- **PROBLEM DESCRIPTION**
Lines from the one containing "Give me the matplotlib source for this chart." to the one containing "from matplotlib.transforms import", both lines included, are to be extracted exactly from the data below; pictures are excluded.

** START OF MATERIAL **

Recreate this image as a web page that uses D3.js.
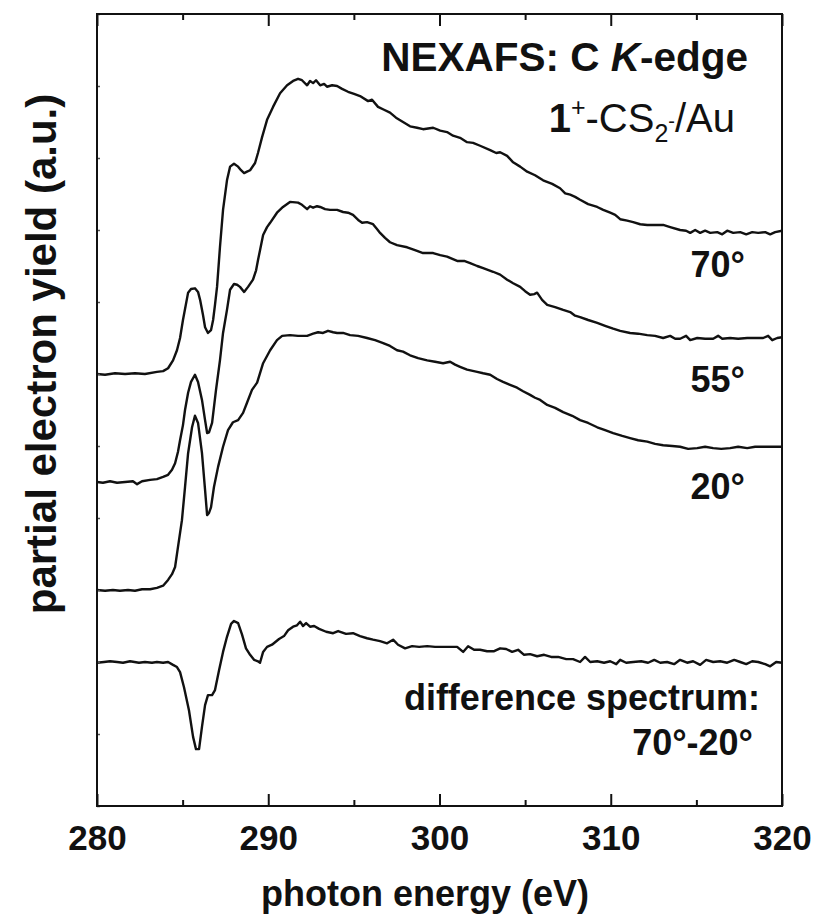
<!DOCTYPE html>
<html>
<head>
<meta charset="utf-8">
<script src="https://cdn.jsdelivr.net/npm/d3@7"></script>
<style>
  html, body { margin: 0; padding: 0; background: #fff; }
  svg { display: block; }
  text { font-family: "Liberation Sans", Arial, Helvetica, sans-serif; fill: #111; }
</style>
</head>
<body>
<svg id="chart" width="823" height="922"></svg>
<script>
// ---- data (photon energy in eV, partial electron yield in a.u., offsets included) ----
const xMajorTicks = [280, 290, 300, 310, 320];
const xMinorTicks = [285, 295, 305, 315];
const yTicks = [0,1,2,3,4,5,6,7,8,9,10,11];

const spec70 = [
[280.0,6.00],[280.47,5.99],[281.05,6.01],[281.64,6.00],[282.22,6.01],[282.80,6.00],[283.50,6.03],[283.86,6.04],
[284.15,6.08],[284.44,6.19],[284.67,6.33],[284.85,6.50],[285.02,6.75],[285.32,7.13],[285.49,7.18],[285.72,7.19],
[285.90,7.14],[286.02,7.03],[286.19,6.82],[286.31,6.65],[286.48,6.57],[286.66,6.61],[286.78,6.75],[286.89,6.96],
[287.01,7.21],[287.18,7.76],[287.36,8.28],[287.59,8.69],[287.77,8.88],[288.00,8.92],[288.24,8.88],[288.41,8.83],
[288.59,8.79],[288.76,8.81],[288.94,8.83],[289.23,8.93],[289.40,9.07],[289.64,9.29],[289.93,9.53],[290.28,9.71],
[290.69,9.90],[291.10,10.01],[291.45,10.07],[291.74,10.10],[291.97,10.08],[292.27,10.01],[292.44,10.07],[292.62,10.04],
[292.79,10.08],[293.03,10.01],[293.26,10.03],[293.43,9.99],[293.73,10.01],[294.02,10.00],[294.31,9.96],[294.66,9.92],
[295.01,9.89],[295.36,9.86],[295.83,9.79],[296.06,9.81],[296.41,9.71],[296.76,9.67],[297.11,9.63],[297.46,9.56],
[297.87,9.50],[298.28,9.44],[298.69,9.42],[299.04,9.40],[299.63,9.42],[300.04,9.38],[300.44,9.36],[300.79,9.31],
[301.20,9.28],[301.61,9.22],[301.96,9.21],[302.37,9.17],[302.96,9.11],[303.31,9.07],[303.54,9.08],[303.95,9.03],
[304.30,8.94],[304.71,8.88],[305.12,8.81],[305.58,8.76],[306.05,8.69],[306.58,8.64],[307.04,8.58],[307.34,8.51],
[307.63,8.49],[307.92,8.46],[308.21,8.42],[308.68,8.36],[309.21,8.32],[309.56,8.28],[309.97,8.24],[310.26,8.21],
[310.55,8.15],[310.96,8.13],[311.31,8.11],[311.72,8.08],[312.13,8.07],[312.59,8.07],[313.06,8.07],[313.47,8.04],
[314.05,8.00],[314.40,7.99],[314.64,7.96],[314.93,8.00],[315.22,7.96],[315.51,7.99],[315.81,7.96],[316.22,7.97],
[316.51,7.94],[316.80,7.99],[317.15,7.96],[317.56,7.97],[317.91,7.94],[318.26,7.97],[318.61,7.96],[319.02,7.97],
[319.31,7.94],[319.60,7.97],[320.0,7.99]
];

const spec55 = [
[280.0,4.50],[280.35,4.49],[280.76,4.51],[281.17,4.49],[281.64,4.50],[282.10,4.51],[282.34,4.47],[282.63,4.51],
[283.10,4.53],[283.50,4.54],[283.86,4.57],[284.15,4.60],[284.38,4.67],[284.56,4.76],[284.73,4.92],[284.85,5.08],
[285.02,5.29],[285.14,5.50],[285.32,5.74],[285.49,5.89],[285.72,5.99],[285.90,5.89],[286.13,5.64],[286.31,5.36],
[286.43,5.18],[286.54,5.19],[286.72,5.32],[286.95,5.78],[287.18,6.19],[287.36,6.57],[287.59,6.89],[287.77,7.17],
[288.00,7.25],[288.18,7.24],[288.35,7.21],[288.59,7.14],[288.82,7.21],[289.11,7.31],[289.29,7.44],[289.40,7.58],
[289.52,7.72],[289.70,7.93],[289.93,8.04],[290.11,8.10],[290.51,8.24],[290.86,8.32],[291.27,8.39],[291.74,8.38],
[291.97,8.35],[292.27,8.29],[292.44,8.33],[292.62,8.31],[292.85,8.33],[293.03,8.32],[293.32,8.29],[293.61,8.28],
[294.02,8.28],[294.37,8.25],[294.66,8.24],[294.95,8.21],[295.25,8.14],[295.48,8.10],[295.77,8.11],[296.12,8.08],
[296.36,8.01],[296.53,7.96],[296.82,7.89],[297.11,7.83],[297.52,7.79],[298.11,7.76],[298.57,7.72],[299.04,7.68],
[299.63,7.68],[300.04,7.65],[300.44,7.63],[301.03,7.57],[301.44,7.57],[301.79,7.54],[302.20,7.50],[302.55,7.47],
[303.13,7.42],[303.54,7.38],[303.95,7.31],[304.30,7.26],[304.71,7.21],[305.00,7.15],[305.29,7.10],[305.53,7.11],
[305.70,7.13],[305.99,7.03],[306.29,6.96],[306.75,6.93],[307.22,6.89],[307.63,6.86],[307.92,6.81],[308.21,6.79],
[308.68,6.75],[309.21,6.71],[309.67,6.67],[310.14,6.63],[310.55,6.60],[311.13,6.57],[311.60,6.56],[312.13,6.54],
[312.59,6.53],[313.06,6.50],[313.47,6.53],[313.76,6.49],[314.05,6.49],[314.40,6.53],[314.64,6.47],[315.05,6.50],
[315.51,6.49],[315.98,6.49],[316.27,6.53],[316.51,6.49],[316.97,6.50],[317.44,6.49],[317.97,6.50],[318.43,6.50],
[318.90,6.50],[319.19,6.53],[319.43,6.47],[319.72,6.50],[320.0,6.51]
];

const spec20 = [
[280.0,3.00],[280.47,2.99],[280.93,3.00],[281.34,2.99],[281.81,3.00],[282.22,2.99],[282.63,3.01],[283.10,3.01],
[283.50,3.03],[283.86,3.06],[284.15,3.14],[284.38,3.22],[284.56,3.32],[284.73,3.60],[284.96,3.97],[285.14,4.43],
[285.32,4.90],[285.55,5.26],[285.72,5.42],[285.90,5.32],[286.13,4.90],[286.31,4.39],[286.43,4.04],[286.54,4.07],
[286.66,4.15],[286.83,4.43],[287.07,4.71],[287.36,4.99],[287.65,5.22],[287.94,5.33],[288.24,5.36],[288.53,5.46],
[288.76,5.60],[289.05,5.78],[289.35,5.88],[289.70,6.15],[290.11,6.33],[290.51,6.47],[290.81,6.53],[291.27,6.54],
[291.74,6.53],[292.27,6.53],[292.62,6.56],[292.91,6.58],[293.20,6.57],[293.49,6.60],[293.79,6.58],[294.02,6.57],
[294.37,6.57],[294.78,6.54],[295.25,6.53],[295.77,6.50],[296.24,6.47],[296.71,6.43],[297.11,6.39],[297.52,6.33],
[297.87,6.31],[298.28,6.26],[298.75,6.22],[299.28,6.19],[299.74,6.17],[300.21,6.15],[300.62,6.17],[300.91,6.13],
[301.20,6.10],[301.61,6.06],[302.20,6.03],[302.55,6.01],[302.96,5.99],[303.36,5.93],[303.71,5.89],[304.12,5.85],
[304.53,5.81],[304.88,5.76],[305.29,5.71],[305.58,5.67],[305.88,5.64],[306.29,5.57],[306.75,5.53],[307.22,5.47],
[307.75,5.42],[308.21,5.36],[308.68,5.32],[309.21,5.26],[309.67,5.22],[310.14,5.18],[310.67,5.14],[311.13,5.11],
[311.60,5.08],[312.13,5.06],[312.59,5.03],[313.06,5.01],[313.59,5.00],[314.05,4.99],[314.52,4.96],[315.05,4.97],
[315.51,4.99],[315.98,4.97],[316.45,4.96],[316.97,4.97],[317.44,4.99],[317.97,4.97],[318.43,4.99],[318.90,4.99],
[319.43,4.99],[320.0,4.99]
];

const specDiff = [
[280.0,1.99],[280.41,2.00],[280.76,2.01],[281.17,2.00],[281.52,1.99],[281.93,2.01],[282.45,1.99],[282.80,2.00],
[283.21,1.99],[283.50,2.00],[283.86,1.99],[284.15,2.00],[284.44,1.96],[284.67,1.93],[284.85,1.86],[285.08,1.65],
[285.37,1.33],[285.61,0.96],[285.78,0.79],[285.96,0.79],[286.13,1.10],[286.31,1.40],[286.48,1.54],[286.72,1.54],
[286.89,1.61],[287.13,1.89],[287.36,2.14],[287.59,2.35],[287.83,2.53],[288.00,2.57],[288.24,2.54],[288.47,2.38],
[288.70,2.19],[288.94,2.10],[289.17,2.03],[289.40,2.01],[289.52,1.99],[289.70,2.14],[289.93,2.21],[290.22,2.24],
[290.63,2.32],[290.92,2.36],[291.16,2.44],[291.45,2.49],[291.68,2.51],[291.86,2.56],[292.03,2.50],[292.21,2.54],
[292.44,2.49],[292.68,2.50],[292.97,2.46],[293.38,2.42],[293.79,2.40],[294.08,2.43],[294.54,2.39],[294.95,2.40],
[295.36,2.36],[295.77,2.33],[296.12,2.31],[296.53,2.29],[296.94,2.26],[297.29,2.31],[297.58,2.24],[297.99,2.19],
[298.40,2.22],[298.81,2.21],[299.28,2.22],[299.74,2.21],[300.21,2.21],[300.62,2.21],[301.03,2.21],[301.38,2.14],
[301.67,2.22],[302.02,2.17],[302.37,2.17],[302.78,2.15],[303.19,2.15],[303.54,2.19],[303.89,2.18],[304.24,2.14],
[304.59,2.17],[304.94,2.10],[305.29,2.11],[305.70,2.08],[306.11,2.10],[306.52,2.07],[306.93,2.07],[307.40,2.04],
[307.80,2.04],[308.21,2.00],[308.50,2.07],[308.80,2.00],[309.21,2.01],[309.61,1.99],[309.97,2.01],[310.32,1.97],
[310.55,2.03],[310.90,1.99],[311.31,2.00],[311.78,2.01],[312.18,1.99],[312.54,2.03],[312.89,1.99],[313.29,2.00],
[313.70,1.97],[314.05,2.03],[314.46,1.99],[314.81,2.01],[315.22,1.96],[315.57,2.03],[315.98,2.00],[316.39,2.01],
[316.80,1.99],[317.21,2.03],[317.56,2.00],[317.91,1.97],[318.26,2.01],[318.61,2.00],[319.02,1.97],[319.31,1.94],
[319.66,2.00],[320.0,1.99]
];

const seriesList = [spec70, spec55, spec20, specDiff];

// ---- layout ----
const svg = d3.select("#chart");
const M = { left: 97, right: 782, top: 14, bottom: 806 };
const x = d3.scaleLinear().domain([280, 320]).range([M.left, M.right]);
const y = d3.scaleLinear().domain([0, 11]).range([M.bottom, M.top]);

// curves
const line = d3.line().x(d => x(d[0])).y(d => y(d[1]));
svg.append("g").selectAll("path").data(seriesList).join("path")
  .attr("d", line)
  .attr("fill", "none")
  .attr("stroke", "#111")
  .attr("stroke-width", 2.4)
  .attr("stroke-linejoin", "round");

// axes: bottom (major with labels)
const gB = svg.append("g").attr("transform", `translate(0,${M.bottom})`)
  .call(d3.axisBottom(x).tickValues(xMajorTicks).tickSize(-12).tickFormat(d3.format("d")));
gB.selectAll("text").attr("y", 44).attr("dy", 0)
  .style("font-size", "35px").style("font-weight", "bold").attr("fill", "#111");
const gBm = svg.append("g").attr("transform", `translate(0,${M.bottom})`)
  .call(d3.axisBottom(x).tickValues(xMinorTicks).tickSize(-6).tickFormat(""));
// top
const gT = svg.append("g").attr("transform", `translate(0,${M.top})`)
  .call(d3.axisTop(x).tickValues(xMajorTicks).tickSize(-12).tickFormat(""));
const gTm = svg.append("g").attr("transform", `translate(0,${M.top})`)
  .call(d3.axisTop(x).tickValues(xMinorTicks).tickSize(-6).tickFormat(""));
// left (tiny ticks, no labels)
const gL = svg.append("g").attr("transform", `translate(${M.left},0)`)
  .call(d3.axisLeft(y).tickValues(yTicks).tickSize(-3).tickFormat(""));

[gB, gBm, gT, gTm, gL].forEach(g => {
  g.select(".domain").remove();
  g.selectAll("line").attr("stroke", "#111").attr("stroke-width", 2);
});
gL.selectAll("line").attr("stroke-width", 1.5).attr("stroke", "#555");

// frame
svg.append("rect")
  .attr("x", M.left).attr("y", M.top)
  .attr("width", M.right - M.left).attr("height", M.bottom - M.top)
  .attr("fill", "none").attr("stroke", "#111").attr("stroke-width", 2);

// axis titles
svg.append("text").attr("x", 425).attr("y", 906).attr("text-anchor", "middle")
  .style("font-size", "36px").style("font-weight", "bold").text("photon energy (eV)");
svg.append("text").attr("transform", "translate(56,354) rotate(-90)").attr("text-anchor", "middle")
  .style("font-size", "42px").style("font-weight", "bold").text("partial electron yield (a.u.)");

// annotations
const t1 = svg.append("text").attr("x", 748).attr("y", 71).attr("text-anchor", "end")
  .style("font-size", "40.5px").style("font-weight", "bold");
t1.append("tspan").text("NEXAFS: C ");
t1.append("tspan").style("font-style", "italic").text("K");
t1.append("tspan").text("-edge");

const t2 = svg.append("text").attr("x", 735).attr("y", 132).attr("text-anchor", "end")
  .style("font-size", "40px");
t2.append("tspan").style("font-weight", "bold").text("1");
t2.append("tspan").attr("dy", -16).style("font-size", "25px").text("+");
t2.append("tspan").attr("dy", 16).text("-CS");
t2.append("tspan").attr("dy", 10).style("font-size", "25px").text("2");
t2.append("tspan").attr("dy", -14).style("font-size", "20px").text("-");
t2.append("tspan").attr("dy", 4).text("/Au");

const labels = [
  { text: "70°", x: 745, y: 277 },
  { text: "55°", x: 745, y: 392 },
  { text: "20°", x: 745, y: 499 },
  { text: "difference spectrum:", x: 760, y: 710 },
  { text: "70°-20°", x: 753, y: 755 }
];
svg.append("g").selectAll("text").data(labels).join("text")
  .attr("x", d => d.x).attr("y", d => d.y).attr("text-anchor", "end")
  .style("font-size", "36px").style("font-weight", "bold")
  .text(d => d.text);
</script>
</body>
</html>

** END OF MATERIAL **
** START OF MATERIAL **

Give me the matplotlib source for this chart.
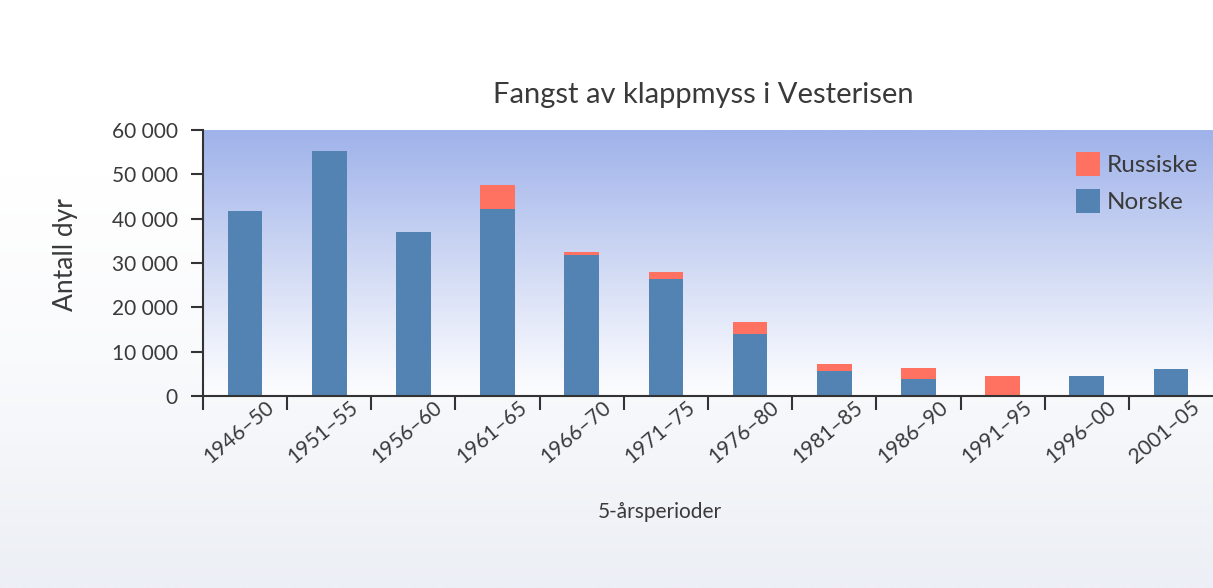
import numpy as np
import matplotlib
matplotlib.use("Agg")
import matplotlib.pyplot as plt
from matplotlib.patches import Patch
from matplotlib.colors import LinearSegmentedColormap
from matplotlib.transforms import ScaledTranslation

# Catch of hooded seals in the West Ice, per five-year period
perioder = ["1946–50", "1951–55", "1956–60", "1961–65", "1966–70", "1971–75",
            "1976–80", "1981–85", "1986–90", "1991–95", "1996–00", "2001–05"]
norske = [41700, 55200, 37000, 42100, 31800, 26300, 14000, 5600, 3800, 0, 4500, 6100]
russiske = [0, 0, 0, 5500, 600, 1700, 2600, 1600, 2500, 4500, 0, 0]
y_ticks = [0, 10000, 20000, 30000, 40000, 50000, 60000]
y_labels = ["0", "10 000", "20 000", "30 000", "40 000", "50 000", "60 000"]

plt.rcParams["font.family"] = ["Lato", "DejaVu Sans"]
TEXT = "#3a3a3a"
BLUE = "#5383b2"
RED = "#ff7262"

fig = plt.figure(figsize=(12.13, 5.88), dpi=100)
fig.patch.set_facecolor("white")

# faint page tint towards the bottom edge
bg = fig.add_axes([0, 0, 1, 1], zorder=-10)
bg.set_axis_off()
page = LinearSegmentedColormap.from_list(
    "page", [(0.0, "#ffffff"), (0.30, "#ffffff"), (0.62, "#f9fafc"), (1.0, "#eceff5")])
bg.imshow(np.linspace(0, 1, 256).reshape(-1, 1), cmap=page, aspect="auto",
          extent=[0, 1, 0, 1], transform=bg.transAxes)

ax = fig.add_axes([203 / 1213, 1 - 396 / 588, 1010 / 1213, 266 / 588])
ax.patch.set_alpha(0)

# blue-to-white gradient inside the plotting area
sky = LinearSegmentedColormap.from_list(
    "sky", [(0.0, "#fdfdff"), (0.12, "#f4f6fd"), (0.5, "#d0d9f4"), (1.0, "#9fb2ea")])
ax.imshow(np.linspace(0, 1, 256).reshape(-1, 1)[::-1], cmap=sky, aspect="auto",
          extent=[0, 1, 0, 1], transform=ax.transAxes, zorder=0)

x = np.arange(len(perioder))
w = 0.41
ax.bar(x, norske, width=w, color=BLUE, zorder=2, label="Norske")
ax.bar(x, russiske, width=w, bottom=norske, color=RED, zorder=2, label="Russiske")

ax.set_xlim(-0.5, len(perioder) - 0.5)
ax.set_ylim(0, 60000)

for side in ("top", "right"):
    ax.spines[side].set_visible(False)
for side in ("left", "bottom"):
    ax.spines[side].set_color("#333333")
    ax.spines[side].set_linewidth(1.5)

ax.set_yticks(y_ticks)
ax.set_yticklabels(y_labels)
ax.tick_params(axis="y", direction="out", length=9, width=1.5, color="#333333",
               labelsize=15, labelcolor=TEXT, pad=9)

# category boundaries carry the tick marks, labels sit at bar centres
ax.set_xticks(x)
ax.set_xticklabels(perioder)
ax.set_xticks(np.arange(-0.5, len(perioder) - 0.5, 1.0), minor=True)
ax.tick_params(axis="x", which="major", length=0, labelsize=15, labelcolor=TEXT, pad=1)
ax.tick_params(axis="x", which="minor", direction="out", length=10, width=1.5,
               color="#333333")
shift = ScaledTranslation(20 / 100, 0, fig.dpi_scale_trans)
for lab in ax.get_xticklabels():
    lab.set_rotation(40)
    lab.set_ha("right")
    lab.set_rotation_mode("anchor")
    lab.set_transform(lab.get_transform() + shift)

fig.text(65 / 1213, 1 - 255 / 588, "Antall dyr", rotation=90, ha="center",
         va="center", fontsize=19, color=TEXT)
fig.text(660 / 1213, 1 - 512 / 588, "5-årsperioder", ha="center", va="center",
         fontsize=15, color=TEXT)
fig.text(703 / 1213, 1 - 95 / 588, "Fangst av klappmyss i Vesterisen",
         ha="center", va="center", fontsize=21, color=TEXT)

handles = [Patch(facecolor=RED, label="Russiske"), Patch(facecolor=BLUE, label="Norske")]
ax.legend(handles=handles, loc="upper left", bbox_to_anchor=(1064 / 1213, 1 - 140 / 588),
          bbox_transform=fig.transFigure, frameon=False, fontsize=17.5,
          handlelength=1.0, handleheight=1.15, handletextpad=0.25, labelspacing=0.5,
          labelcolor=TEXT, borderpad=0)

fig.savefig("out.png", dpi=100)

** END OF MATERIAL **

- **EXPECTED ANSWER**
Give me the matplotlib source for this chart.
import numpy as np
import matplotlib
matplotlib.use("Agg")
import matplotlib.pyplot as plt
from matplotlib.patches import Patch
from matplotlib.colors import LinearSegmentedColormap
from matplotlib.transforms import ScaledTranslation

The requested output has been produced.